== Input material

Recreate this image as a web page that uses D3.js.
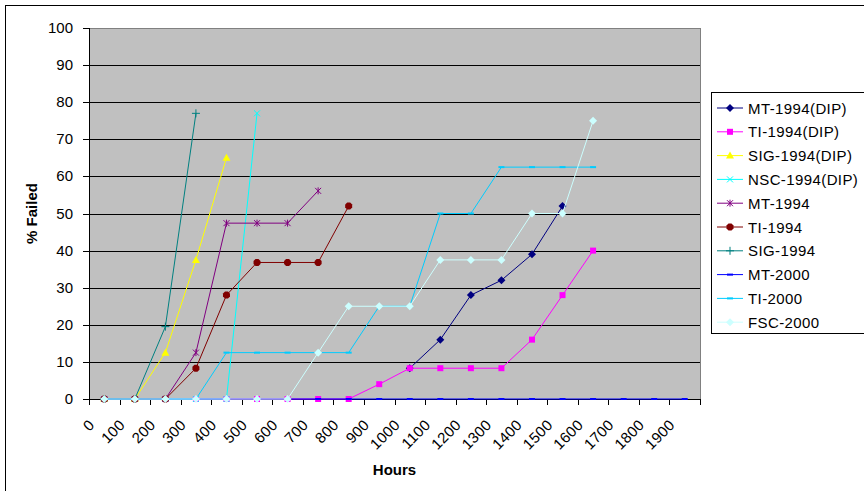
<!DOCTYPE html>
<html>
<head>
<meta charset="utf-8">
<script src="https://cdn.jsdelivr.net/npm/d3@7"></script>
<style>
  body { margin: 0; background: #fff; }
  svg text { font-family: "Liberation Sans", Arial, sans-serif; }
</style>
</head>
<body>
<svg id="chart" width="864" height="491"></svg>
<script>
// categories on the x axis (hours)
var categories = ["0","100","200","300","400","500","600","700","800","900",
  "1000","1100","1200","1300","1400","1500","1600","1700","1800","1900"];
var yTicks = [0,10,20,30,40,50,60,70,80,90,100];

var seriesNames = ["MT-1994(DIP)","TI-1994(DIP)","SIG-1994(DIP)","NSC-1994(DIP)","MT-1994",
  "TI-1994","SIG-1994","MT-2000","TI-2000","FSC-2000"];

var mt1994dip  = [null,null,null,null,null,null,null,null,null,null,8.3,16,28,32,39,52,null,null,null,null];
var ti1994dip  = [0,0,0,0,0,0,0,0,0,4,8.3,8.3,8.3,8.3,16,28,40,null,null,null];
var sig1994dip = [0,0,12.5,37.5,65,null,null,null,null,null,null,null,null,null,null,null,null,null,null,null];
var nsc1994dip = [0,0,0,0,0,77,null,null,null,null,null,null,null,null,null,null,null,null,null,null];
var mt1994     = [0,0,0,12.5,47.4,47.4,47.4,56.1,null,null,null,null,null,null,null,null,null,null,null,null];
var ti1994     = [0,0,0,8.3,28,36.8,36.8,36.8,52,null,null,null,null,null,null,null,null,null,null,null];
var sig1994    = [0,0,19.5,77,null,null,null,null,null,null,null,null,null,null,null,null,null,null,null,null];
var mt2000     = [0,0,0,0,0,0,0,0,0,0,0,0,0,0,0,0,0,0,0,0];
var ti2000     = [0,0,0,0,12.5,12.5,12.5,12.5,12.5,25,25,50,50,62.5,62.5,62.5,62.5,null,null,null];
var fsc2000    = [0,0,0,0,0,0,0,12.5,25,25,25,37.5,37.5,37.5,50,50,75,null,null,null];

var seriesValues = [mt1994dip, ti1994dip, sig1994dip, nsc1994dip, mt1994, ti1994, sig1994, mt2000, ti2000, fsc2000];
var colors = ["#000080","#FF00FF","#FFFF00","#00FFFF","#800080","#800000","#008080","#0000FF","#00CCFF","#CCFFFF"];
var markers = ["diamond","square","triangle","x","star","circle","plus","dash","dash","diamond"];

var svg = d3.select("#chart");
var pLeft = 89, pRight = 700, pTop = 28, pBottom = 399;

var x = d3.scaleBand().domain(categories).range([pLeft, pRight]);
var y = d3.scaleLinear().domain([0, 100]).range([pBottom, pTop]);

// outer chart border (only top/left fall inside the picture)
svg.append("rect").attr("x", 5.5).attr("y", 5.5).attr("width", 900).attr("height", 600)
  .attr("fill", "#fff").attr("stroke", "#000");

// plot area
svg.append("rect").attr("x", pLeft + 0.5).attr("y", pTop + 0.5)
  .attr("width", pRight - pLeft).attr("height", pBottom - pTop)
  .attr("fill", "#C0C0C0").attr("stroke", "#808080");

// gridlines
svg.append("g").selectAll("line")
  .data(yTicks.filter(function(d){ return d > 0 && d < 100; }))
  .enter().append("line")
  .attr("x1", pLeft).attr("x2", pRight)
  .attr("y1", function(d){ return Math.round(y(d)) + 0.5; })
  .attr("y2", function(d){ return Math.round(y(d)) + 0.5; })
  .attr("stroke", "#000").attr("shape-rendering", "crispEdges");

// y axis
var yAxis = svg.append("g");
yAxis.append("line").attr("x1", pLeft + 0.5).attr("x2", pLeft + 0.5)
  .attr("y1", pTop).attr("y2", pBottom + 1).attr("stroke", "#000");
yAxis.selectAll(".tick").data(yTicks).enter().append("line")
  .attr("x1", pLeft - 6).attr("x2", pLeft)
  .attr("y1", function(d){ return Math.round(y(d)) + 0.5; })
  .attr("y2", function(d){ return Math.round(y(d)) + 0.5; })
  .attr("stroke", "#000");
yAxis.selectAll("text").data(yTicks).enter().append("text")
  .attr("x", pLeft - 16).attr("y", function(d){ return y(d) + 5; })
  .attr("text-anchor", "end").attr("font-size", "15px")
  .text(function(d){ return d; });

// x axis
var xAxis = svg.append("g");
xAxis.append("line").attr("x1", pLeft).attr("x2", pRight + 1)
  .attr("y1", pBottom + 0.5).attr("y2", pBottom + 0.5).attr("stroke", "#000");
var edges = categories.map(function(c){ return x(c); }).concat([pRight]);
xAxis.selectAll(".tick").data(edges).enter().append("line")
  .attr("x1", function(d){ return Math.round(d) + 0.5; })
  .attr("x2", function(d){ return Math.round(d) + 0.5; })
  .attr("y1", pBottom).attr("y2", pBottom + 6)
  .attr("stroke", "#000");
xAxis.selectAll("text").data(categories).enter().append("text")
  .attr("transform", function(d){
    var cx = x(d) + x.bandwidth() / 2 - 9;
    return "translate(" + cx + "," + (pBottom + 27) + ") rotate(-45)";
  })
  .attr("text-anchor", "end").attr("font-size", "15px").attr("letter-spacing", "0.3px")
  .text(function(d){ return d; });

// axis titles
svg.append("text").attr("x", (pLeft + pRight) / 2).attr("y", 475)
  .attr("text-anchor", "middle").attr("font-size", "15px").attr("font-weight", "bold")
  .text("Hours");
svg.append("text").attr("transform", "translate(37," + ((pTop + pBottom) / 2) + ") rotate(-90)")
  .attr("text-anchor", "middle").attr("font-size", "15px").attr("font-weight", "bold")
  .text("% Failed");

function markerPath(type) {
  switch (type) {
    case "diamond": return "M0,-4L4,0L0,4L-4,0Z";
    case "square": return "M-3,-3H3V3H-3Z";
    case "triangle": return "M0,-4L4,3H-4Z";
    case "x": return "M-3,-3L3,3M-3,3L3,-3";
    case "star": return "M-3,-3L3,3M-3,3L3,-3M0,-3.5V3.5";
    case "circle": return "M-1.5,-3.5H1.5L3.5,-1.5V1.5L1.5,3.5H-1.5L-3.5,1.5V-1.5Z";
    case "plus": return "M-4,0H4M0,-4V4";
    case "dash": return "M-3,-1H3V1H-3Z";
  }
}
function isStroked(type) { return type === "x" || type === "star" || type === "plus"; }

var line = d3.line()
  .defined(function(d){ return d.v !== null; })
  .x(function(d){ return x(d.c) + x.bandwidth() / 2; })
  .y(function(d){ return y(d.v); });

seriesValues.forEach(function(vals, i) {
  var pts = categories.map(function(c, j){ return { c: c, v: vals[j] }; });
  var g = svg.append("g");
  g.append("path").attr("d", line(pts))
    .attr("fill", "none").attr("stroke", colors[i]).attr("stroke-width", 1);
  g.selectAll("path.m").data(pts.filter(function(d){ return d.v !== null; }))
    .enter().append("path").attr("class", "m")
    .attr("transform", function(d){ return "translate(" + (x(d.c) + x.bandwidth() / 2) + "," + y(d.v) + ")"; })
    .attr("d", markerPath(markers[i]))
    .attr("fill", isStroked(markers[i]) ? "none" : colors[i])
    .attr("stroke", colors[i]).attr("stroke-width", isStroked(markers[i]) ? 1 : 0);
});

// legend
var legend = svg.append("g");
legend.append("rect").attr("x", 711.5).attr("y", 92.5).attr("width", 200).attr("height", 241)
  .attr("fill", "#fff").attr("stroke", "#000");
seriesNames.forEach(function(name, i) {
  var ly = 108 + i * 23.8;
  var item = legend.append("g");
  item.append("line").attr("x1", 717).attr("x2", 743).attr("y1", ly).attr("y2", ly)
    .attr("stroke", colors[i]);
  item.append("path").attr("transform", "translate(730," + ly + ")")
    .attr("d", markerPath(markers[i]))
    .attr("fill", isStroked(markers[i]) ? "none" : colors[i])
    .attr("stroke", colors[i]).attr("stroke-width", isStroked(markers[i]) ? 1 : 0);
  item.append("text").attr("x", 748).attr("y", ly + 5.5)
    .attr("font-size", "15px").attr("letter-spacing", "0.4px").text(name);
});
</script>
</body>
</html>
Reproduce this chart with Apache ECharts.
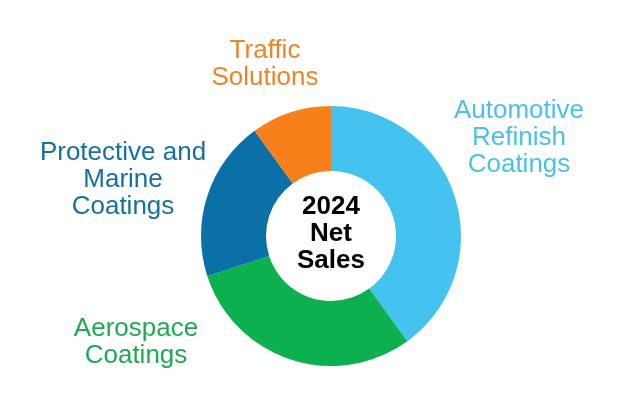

====

## Exercise objective
Tally up the lines in the records containing the word "chart", then give the count and nothing else.

## Solution
4